No fue nunca un guía incisivo, obstinado, prolífico en consejos o reconvenciones. Tenía eso sí últimas palabras, órdenes que no admitían muchas discusiones. Era la última instancia. Recuerdo su actitud cuando en la infancia me negaba a bajarme del carro para ir al colegio. Mi mamá me llevaba hasta su trabajo y sin decir una palabra quedaban claras mis obligaciones y mis pasos hasta el salón. Pero en la tarde ya era de nuevo el compinche, el que podía azuzar ciertos desafíos adolescentes. Un amigo me dijo, unos días después de su muerte, que siempre lo había visto como un hermano más de sus hijos. No le faltó razón.

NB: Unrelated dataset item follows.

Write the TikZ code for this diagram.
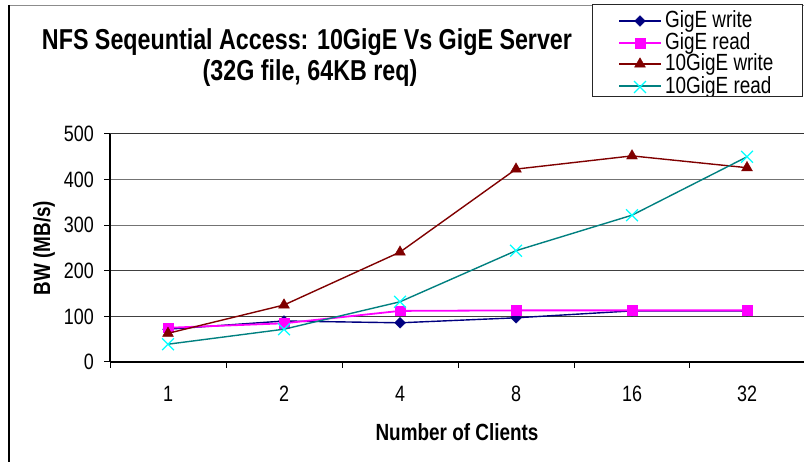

Eran pocas la distancias que marcaba con quienes conocía. No se subía a un peldaño para hablar con nadie, no ponía su mano para guardar un margen con quien hablaba por primera vez. Siempre jugaba de tú a tú. Recuerdo que en una finca de clima frío, que bautizó La montaña mágica con algo de pretensión, hizo varias veces de agricultor en un acuerdo con el mayordomo. Iban 50-50 en un cultivo de papa que casi siempre terminó comido por el mojojoy o vendido al peor precio del año. Nunca regateó nada, ni charlas ni conversaciones.
Sus manos demostraron siempre pocas destrezas motrices, servían para abanicar sus argumentos, para contemplar con un golpe suave sobre la espalda o la cabeza, para sostener el cigarrillo que lo acompañó casi cincuenta años. Pero no creo que haya sido capaz de enhebrar una aguja ni lograr una mínima hazaña con un destornillador. Como excepción a esa ineptitud, recuerdo que hacía unos sutiles aviones de papel y ejercía una mecanografía rápida y enérgica en exceso. Así mismo hablaba, sin delicadezas ni rodeos. Nunca conoció la prudencia, era igual de crudo para el elogio y para la burla.
Siempre apreció el valor de lo inútil. Eso lo hizo una rara avis entre ingenieros o economistas. Recuerdo su alegría cuando podía estar entre artistas. Intentaba comprenderlos desde una tranquila admiración. Siendo alcalde de Medellín se empeñó en un parque de esculturas en el Cerro Nutibara, el antónimo de un pueblito paisa.
Solo tuvo obediencias para su compañera de más de sesenta años. Era el momento de sus docilidades, de su aptitud para aceptar caprichos, del asentimiento como una de las formas del amor. Por algo gozaba refiriéndose a mi mamá como ‘La Patrona’.
Nada nos salva de la tristeza. No hay paliativos en el tiempo o la falla de la memoria. La falta del dolor es solo la aceptación de la distancia. Lo leí de Savater citando a Cesare Pavese, “no hay dolor más atroz que saber que el dolor pasará”.